- [What needs to be done]: Reproduce the listing below exactly, beginning with its first line and ending with the line that holds "(10pt,-5pt) rectangle (900pt,-520pt);"; pictures are not part of the copy.

- [Provided material]:
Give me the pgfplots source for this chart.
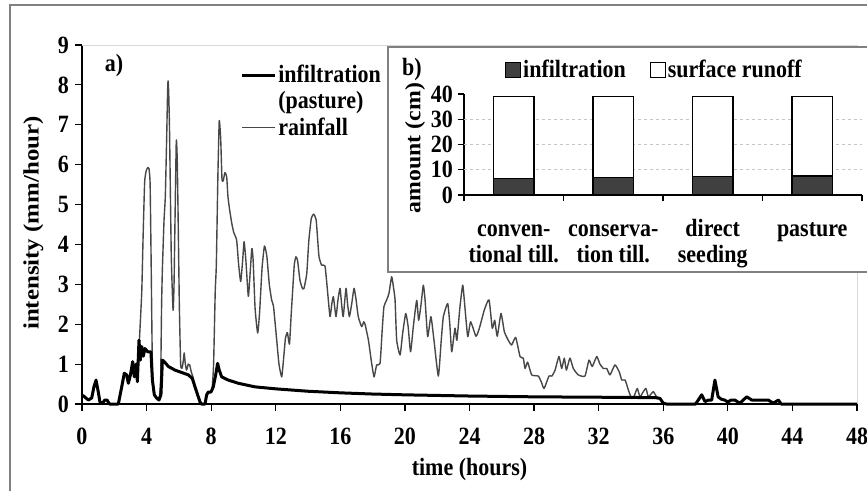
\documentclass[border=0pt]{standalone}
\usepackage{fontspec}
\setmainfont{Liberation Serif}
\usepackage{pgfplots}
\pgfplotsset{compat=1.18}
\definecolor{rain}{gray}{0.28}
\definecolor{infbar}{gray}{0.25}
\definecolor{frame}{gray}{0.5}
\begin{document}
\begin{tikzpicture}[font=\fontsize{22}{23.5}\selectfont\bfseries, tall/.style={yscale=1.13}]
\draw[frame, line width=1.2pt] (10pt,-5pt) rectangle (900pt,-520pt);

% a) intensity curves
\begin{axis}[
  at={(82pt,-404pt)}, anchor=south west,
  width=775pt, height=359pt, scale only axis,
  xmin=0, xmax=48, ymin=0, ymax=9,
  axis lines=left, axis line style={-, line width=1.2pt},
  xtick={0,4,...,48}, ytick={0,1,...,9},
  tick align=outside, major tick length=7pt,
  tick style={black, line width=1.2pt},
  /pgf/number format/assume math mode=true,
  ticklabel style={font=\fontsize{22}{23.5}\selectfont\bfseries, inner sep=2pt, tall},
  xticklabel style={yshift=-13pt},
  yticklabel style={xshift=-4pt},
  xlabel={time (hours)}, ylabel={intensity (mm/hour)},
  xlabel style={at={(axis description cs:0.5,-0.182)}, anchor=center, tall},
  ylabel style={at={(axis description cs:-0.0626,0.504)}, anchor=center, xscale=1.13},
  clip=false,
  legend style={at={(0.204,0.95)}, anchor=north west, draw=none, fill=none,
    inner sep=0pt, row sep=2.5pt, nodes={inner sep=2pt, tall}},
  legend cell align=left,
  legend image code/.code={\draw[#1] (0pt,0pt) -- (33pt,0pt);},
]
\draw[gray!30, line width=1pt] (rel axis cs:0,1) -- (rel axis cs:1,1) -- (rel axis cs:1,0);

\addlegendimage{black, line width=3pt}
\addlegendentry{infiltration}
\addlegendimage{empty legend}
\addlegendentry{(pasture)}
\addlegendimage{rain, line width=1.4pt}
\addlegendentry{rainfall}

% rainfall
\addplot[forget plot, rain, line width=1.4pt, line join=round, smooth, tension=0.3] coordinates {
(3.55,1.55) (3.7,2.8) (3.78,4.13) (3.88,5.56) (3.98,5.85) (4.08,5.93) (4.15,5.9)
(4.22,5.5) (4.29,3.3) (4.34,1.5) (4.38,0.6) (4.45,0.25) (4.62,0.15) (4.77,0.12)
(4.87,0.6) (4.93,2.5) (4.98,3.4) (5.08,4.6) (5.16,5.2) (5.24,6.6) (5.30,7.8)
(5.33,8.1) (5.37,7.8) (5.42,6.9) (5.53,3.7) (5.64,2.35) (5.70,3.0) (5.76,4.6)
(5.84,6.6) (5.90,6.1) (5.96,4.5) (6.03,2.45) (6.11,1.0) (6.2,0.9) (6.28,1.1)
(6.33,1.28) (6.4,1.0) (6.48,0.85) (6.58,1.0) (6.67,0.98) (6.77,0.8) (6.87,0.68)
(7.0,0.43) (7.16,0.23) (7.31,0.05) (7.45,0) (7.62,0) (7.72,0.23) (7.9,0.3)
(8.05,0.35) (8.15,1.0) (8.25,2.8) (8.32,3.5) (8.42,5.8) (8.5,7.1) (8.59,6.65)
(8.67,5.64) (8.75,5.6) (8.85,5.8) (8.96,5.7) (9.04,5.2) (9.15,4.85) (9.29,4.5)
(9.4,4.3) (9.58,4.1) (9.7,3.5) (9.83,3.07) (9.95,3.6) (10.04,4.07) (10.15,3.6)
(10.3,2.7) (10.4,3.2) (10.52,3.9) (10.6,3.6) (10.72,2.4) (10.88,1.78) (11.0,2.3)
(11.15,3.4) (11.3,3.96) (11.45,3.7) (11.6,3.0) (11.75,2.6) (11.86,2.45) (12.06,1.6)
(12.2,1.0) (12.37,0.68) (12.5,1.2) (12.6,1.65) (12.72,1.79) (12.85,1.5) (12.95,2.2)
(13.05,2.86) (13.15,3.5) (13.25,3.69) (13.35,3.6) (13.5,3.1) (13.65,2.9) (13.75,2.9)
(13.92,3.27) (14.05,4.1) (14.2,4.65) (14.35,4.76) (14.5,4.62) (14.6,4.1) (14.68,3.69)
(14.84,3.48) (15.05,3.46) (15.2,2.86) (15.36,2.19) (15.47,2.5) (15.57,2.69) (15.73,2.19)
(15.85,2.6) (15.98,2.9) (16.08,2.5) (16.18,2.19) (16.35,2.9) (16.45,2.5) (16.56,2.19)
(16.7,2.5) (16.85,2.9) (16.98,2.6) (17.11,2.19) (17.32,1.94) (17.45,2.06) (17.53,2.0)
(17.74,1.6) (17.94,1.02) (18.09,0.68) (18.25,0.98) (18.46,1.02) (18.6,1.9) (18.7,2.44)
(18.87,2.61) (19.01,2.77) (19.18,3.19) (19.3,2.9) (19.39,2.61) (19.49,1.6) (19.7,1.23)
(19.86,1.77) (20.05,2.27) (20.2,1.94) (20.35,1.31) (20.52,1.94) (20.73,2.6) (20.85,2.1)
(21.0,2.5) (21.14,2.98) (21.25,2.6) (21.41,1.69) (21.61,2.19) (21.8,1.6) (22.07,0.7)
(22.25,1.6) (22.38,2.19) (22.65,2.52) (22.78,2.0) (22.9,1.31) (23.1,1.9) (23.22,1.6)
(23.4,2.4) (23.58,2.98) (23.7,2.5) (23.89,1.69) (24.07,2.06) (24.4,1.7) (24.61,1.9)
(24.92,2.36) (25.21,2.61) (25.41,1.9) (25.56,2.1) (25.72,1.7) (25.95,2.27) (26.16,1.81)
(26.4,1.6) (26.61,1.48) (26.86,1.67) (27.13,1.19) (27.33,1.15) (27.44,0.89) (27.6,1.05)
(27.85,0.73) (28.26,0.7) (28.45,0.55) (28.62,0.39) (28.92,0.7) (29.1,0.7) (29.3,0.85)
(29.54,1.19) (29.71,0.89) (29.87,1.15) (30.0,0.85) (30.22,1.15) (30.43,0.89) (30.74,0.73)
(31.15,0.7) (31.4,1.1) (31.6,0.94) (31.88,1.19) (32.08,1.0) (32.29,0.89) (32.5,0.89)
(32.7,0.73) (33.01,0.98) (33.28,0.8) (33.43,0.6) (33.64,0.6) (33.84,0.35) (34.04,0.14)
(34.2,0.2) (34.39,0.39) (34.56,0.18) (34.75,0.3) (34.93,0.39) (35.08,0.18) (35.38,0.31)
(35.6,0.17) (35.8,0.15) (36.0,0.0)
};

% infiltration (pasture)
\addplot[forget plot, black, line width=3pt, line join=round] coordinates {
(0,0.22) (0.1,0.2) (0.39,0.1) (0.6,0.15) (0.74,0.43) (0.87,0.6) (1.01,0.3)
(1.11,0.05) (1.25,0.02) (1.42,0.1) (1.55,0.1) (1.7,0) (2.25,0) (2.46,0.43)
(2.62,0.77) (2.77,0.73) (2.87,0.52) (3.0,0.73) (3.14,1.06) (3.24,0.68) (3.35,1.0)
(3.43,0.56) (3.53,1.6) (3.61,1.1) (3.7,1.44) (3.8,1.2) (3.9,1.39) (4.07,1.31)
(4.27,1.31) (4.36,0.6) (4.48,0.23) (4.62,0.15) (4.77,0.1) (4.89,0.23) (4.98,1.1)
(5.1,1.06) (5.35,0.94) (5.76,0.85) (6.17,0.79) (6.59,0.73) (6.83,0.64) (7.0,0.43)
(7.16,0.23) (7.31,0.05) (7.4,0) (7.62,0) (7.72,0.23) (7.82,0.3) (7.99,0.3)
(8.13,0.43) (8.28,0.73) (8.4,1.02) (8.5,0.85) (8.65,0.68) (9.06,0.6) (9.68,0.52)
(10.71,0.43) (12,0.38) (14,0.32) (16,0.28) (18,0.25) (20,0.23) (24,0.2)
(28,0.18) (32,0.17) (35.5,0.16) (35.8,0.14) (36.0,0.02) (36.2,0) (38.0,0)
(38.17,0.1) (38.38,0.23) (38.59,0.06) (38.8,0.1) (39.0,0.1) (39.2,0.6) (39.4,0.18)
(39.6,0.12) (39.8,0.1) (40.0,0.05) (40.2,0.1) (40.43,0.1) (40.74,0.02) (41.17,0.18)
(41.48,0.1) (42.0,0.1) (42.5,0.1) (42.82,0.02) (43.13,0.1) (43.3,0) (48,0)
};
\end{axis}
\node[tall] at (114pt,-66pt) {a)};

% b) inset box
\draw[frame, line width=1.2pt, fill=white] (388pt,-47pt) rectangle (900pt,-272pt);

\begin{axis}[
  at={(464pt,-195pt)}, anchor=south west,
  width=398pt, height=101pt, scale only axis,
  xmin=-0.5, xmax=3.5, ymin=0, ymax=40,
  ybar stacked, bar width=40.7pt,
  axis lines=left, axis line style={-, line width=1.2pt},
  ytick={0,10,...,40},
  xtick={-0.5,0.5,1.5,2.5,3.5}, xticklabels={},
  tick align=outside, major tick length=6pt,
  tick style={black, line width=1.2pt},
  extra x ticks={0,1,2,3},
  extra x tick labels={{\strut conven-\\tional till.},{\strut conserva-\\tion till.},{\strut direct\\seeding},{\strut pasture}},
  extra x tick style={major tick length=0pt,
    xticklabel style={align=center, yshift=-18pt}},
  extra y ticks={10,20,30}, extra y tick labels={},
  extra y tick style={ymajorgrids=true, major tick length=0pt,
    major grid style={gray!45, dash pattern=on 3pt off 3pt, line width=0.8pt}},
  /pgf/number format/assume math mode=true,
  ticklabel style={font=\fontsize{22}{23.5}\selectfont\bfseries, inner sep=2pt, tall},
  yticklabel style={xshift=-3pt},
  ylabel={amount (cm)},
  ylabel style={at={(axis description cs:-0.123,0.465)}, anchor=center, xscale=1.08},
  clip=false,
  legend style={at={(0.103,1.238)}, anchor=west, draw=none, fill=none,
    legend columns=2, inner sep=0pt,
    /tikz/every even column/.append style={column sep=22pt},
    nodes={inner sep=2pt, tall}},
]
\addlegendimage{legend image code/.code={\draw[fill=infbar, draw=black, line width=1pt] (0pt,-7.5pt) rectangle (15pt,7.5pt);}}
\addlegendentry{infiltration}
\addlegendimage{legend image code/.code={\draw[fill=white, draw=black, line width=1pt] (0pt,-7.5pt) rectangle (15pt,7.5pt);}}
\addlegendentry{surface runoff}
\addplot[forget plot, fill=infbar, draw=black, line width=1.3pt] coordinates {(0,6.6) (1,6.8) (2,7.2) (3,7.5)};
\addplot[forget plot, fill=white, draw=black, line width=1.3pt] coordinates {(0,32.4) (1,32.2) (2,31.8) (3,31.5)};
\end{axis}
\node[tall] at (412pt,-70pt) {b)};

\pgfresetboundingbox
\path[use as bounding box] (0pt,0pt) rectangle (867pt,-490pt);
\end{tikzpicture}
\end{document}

- [Solved exercise]:
Give me the pgfplots source for this chart.
\documentclass[border=0pt]{standalone}
\usepackage{fontspec}
\setmainfont{Liberation Serif}
\usepackage{pgfplots}
\pgfplotsset{compat=1.18}
\definecolor{rain}{gray}{0.28}
\definecolor{infbar}{gray}{0.25}
\definecolor{frame}{gray}{0.5}
\begin{document}
\begin{tikzpicture}[font=\fontsize{22}{23.5}\selectfont\bfseries, tall/.style={yscale=1.13}]
\draw[frame, line width=1.2pt] (10pt,-5pt) rectangle (900pt,-520pt);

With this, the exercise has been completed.